The robot company also said, "The machine veered to the left to avoid the child, but the child ran backwards directly into the front quarter of the machine, at which point the machine stopped and the child fell on the ground." To make a statement about the orientation of the boy requires video (or at least some other electronic detection). Furthermore, the company said, "The machine’s sensors registered no vibration alert and the machine motors did not fault as they would when encountering an obstacle." So, there is some form of an electronic record of what the robot sensed.

Did the parents or any other human claim to have seen the moment of impact? I don't read any direct claim of an eyewitness account.

Comment Re:Slippery slope? (Score 1) 297

I do drive a Tesla Model S (S90D) with autopilot - EVERY time you engage it, it displays a warning on the dash display to keep your hands on the wheel, plus if there is ever an issue/ambiguity (it works by actually seeing the lines on both sides of the car....so if one of those lines is faded or missing, the car with either get confused/drift or completely disengage autopilot with an audible warning) ANOTHER display will pop up telling you to keep your hands on the wheel.

It's entirely possible that the average Tesla driver pays greater attention to warnings compared to the general population. However, from looking my own personal experience as well as those people that I have driven with, start-up warnings are basically useless and exist mainly to attempt to protect manufacturers from lawsuits. Real-time pop-up warnings are probably more effective but must be very conservative to avoid false positives. This looks like the case with these Tesla accidents. Was there a pop-up warning for the Harry Potter guy?

If safe autopilot operation really requires keeping one's hands on the steering wheel, there there should be an active system to enforce that requirement.

Comment Re:Slippery slope? (Score 2) 297

Funny thing, Autopilot is what this is.

You may have the idea that "Autopilot" means the plane flies itself. Nope. Typically autopilot on the plane means it will fly straight and level until ordered otherwise. The autopilot on a plane absolutely will fly straight into another plane even, the human pilot is expected to take care of that sort of thing.

Technically autopilot implementations on airplanes do exactly what you said and require a measure of continued vigilance on the part of the pilots. However, that is not what the term means in common language. The English idiom of putting something on autopilot means that something will work without any continued vigilance. In a way, this is a brilliant marketing strategy. The term connotes self-driving while denoting strictly not self-driving. A perfect marketing term.

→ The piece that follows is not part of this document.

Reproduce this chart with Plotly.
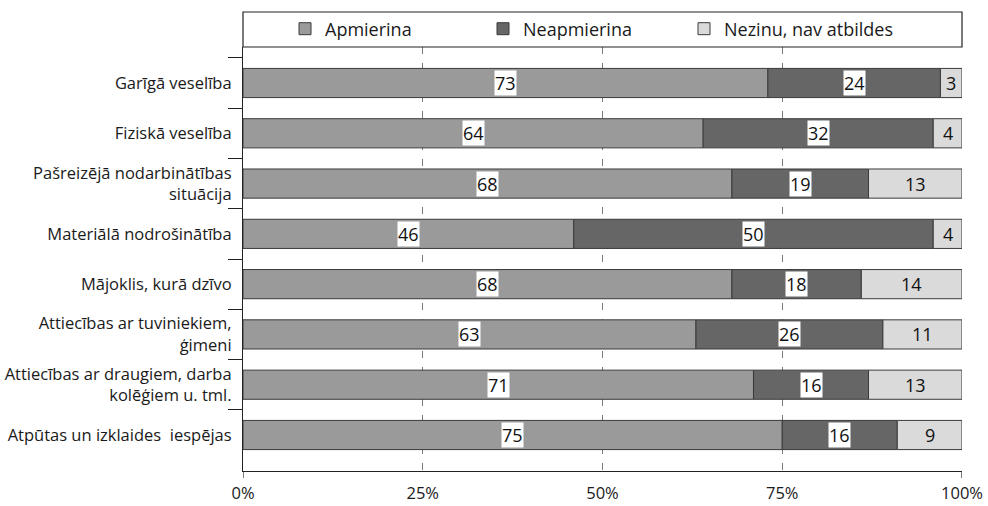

Comment Re:Slippery slope? (Score 1) 297

I don't drive a Tesla either.

According to this review, they are far better than the competition.

As far as I understand, you cannot miss the warning. It's not like an EULA with walls and walls of text.

I imagine it's like the warning on all dedicated GPS systems. At the start, you have to hit a button and maybe also wait a few seconds to ostensibly read the text. I ignore it every time and occasionally violate the warning by hitting a button while driving. My guess is that the Tesla warning has the same efficacy.